Two successive trade discounts of x% and y% are allowed on the marked price of an article. Together, these two consecutive discounts are equivalent to a single discount of:

Introduction / Context:
In percentage and commercial arithmetic, discounts are often given successively, such as a first discount followed by another one on the reduced price. This question asks for a formula that combines two successive discounts of x% and y% into one equivalent discount on the original marked price.

Given Data / Assumptions:

First discount rate = x% on the marked price.
Second discount rate = y% on the already reduced price.
We seek the single equivalent discount rate D% that gives the same final selling price as applying x% and then y% consecutively.
The base (marked price) can be assumed to be any convenient value, commonly 100 units, since only proportions matter.

Concept / Approach:
Successive discounts do not simply add up, because the second discount is applied on a reduced price, not on the original price. If M is the marked price, after the first discount of x%, the price becomes M(1 - x/100). Applying a further y% discount reduces it to M(1 - x/100)(1 - y/100). An equivalent single discount D% must satisfy:
M(1 - D/100) = M(1 - x/100)(1 - y/100). Cancelling M and expanding gives a direct expression for D in terms of x and y.

Step-by-Step Solution:
Step 1: Write the final price after successive discounts. Final price = M(1 - x/100)(1 - y/100).

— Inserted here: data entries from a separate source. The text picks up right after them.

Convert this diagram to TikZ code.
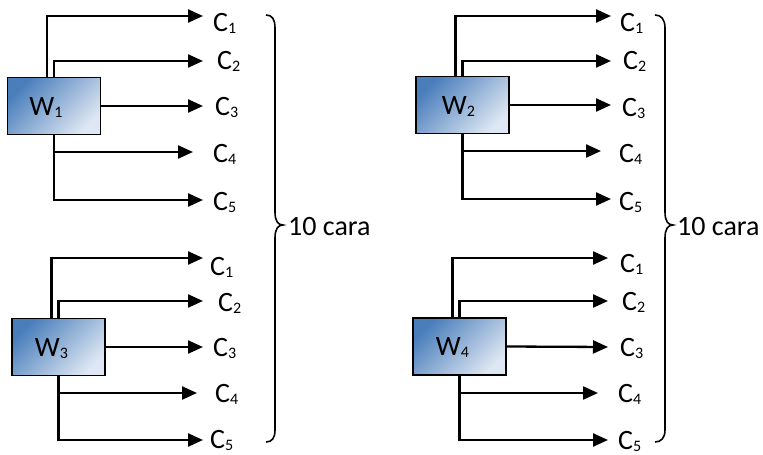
\documentclass[tikz,border=0pt]{standalone}
\usepackage{fontspec}
\setmainfont{Carlito}
\usetikzlibrary{arrows.meta}
\newcommand\sbs[1]{\raisebox{-2pt}{\fontsize{16pt}{16pt}\selectfont #1}}
\definecolor{wdark}{RGB}{74,126,187}
\definecolor{wlight}{RGB}{222,231,243}
\tikzset{
 fnt/.style={font=\fontsize{28pt}{30pt}\selectfont},
 lab/.style={fnt, inner sep=0pt, text height=18pt, text depth=0pt, anchor=west},
 wtext/.style={fnt, inner sep=0pt, text height=18pt, text depth=0pt},
 wbox/.style={draw, line width=1.5pt, minimum width=93pt, minimum height=57pt, inner sep=0pt,
   top color=wdark, bottom color=wlight, shading angle=45},
 conn/.style={line width=2.3pt, -{Triangle[length=15pt,width=13pt]}},
 brace/.style={line width=1.6pt},
}
\begin{document}
\begin{tikzpicture}[x=1pt,y=-1pt]
\useasboundingbox (0,0) rectangle (763,455);
% boxes
\node[wbox] (w1) at (54,106) {};
\node[wbox] (w2) at (462.5,105) {};
\node[wbox] (w3) at (58.5,347) {};
\node[wbox] (w4) at (459.5,346.5) {};
\node[wtext] (t1) at ([xshift=-8pt]w1.center) {W\sbs{1}};
\node[wtext] (t2) at ([xshift=-4pt]w2.center) {W\sbs{2}};
\node[wtext] (t3) at ([xshift=-7pt]w3.center) {W\sbs{3}};
\node[wtext] (t4) at ([xshift=-7pt]w4.center) {W\sbs{4}};
% labels group 1
\node[lab] (c11) at (213,22) {C\sbs{1}};
\node[lab] (c12) at (217,60) {C\sbs{2}};
\node[lab] (c13) at (215,106) {C\sbs{3}};
\node[lab] (c14) at (213,153) {C\sbs{4}};
\node[lab] (c15) at (213,201) {C\sbs{5}};
% labels group 2
\node[lab] (c21) at (620,22) {C\sbs{1}};
\node[lab] (c22) at (623,60) {C\sbs{2}};
\node[lab] (c23) at (622,107) {C\sbs{3}};
\node[lab] (c24) at (619,153) {C\sbs{4}};
\node[lab] (c25) at (619,201) {C\sbs{5}};
% labels group 3
\node[lab] (c31) at (210,266) {C\sbs{1}};
\node[lab] (c32) at (218,302) {C\sbs{2}};
\node[lab] (c33) at (213,347) {C\sbs{3}};
\node[lab] (c34) at (215,393) {C\sbs{4}};
\node[lab] (c35) at (210,439) {C\sbs{5}};
% labels group 4
\node[lab] (c41) at (620,263) {C\sbs{1}};
\node[lab] (c42) at (622,301) {C\sbs{2}};
\node[lab] (c43) at (620,347) {C\sbs{3}};
\node[lab] (c44) at (618,393) {C\sbs{4}};
\node[lab] (c45) at (618,440) {C\sbs{5}};
% connectors group 1
\draw[conn] ([xshift=-7pt]w1.north) |- ([xshift=-10pt,yshift=6pt]c11.west);
\draw[conn] (w1.north) |- ([xshift=-14pt,yshift=-1pt]c12.west);
\draw[conn] (w1.east) -- ([xshift=-12pt]c13.west);
\draw[conn] (w1.south) |- ([xshift=-20pt,yshift=1pt]c14.west);
\draw[conn] (w1.south) |- ([xshift=-10pt,yshift=1pt]c15.west);
% connectors group 2
\draw[conn] ([xshift=-7pt]w2.north) |- ([xshift=-9pt,yshift=6pt]c21.west);
\draw[conn] (w2.north) |- ([xshift=-12pt,yshift=-1pt]c22.west);
\draw[conn] (w2.east) -- ([xshift=-11pt,yshift=2pt]c23.west);
\draw[conn] (w2.south) |- ([xshift=-18pt,yshift=2pt]c24.west);
\draw[conn] (w2.south) |- ([xshift=-8pt,yshift=2pt]c25.west);
% connectors group 3
\draw[conn] ([xshift=-7pt]w3.north) |- ([xshift=-7pt,yshift=8pt]c31.west);
\draw[conn] (w3.north) |- ([xshift=-15pt,yshift=1pt]c32.west);
\draw[conn] (w3.east) -- ([xshift=-10pt]c33.west);
\draw[conn] (w3.south) |- ([xshift=-18pt]c34.west);
\draw[conn] (w3.south) |- ([xshift=-7pt,yshift=-1pt]c35.west);
% connectors group 4
\draw[conn] ([xshift=-7pt]w4.north) |- ([xshift=-12pt,yshift=5pt]c41.west);
\draw[conn] (w4.north) |- ([xshift=-14pt]c42.west);
\draw[conn] (w4.east) -- ([xshift=-12pt]c43.west);
\draw[conn] (w4.south) |- ([xshift=-20pt]c44.west);
\draw[conn] (w4.south) |- ([xshift=-10pt]c45.west);
% braces
\draw[brace] (266,15) .. controls (272,15) and (275,19) .. (275,28) -- (275,212)
  .. controls (275,221) and (278,225) .. (283,225)
  .. controls (278,225) and (275,229) .. (275,238) -- (275,430)
  .. controls (275,438) and (272,442) .. (266,442);
\draw[brace] (655,15) .. controls (661,15) and (665,19) .. (665,28) -- (665,212)
  .. controls (665,221) and (668,225) .. (673,225)
  .. controls (668,225) and (665,229) .. (665,238) -- (665,430)
  .. controls (665,438) and (661,442) .. (655,442);
\node[lab] (ta) at (288,226) {10 cara};
\node[lab] (tb) at (677,226) {10 cara};
\end{tikzpicture}
\end{document}
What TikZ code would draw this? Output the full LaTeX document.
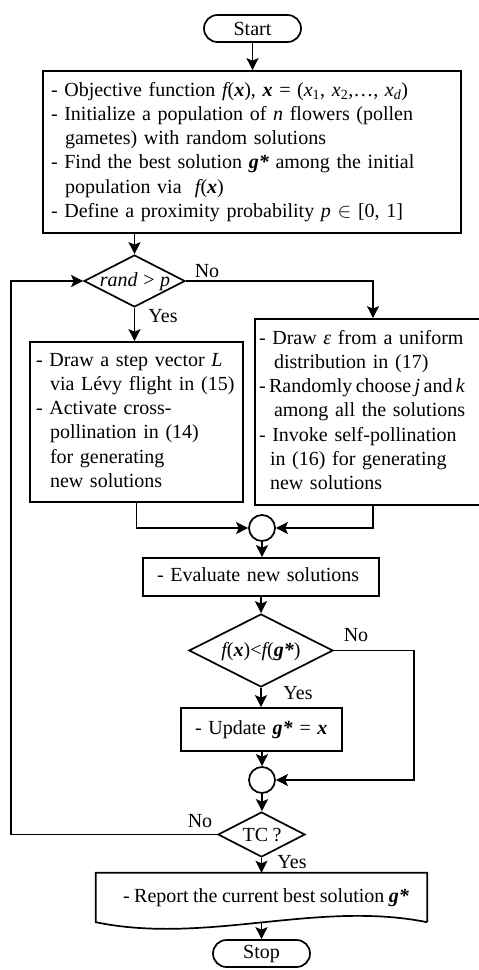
\documentclass[tikz,border=0pt]{standalone}
\usepackage{fontspec}
\setmainfont[WordSpace=0.9]{Liberation Serif}
\usetikzlibrary{shapes.geometric,shapes.misc,arrows.meta}
\newcommand{\boxlines}[1]{\begin{tabular}{@{}l@{}}#1\end{tabular}}
\newcommand{\fx}{{\itshape f}(\textbf{\textit{x}})}
\newcommand{\gs}{\textbf{\textit{g*}}}
\newcommand{\bx}{\textbf{\textit{x}}}
\begin{document}
\begin{tikzpicture}[x=1pt,y=-1pt,
  every node/.style={font=\fontsize{20}{24.2}\selectfont},
  line/.style={line width=1.7pt},
  arr/.style={line width=1.7pt,-{Stealth[length=12pt,width=12pt,inset=2.5pt]}},
  term/.style={rounded rectangle, draw, line width=1.7pt, minimum width=97pt, minimum height=27pt, inner sep=0pt},
  procbox/.style={draw, line width=1.7pt, align=left},
  dec/.style={diamond, draw, line width=1.7pt, inner sep=0pt},
  junc/.style={circle, draw, line width=1.7pt, minimum size=26pt, inner sep=0pt},
  lbl/.style={inner sep=0pt}
]
\useasboundingbox (0,0) rectangle (479,970);

\node[term] (start) at (252.5,28.5) {Start};

\node[procbox, text width=402pt, inner xsep=8pt, minimum height=162pt] (init) at (252,152)
{\boxlines{- Objective function \fx, \bx{} = ({\itshape x}\textsubscript{1}, {\itshape x}\textsubscript{2},…, {\itshape x\textsubscript{d}})\\
- Initialize a population of {\itshape n} flowers (pollen\\
\hspace*{14pt}gametes) with random solutions\\
- Find the best solution \gs{} among the initial\\
\hspace*{14pt}population via \ \fx\\
- Define a proximity probability {\itshape p} $\in$ [0, 1]}};

\node[dec, minimum width=101pt, minimum height=52pt] (d1) at (134.5,281) {};
\node[lbl] (d1t) at (135,282) {\textit{rand > p}};

\node[procbox, text width=201pt, inner xsep=6pt, minimum height=160pt] (lbox) at (136.5,422)
{\boxlines{- Draw a step vector {\itshape L}\\
\hspace*{14pt}via Lévy flight in (15)\\
- Activate cross-\\
\hspace*{14pt}pollination in (14)\\
\hspace*{14pt}for generating\\
\hspace*{14pt}new solutions}};

\node[procbox, text width=228pt, inner xsep=4pt, minimum height=186pt] (rbox) at (373,412)
{\boxlines{- Draw {\itshape ε} from a uniform\\
\hspace*{15pt}distribution in (17)\\
{\spaceskip=0.17em - Randomly choose {\itshape j} and {\itshape k}}\\
\hspace*{15pt}among all the solutions\\
- Invoke self-pollination\\
\hspace*{11pt}in (16) for generating\\
\hspace*{11pt}new solutions}};

\node[junc] (c1) at (262,528) {};

\node[procbox, text width=208pt, inner xsep=14pt, minimum height=38pt] (eval) at (261,577)
{\boxlines{- Evaluate new solutions}};

\node[dec, minimum width=144pt, minimum height=73pt] (d2) at (261,650.5) {};
\node[lbl] (d2t) at (261,652) {{\itshape f}(\textbf{\textit{x}})<{\itshape f}(\gs)};

\node[procbox, text width=133pt, inner xsep=14pt, minimum height=43pt] (upd) at (261.5,729.5)
{\boxlines{- Update \gs{} = \bx}};

\node[junc] (c2) at (262,780) {};

\node[dec, minimum width=87pt, minimum height=45pt] (tc) at (261.5,834.5) {};
\node[lbl] (tct) at (262,835) {TC ?};

\node[minimum width=331pt, minimum height=49pt, inner sep=0pt] (rep) at (261.5,897.5)
{\hspace*{9pt}- Report the current best solution \gs};
\draw[line] (rep.south east) -- (rep.north east) -- (rep.north west) -- (rep.south west)
  .. controls (206,945) and (317,900) .. (rep.south east);

\node[term] (stop) at (261.5,953.5) {Stop};

% connectors
\draw[arr] (start.south) -- (start.south |- init.north);
\draw[arr] (d1.north |- init.south) -- (d1.north);
\draw[arr] (d1.east) -| (rbox.north);
\draw[arr] (d1.south) -- (d1.south |- lbox.north);
\draw[arr] (lbox.south) |- (c1.west);
\draw[arr] (rbox.south) |- (c1.east);
\draw[arr] (c1.south) -- (c1.south |- eval.north);
\draw[arr] (d2.north |- eval.south) -- (d2.north);
\draw[arr] (d2.south) -- (d2.south |- upd.north);
\draw[arr] (d2.east) -- ++(80,0) |- (c2.east);
\draw[arr] (c2.north |- upd.south) -- (c2.north);
\draw[arr] (c2.south) -- (c2.south |- tc.north);
\draw[arr] (tc.west) -- ++(-206,0) |- (d1.west);
\draw[arr] (tc.south) -- (tc.south |- rep.north);
\draw[arr] (stop.north |- rep.south) -- (stop.north);

% labels
\node[lbl] (no1) at (207,271) {No};
\node[lbl] (yes1) at (163,316) {Yes};
\node[lbl] (no2) at (356,635) {No};
\node[lbl] (yes2) at (298,693) {Yes};
\node[lbl] (no3) at (200,821) {No};
\node[lbl] (yes3) at (292,862) {Yes};
\end{tikzpicture}
\end{document}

Step 2: Expand the product. (1 - x/100)(1 - y/100) = 1 - x/100 - y/100 + xy/10000. = 1 - (x + y)/100 + xy/10000. Step 3: Represent the final price with a single discount D%. Final price = M(1 - D/100). So 1 - D/100 = 1 - (x + y)/100 + xy/10000. Step 4: Compare coefficients to find D. D/100 = (x + y)/100 - xy/10000. D = x + y - xy/100.

Verification / Alternative check:
Take a simple numerical example: x = 20%, y = 10%, M = 100. Successive discounts: after 20%, price = 80; after 10% on 80, price = 72. Single discount from 100 to 72 is 28%. Using the formula, D = 20 + 10 - (20 * 10)/100 = 30 - 2 = 28%, confirming the result.

Why Other Options Are Wrong:
(x - y + xy/100)% and (x - y - xy/100)% incorrectly involve subtraction of y, which does not match the expansion of the product (1 - x/100)(1 - y/100).
(x + y + xy/100)% overestimates the discount because it adds the interaction term xy/100 instead of subtracting it, giving a discount larger than both individual discounts combined in a realistic scenario.

Common Pitfalls:
A typical error is to simply add x% and y% and ignore the interaction term xy/100, which arises because the second discount is applied on a reduced base. Another mistake is to mis-handle the algebra when expanding the product of two binomials. Remember: for successive discounts, the effective discount is x + y - (xy/100).

Final Answer:
The equivalent single discount is (x + y - xy/100)%.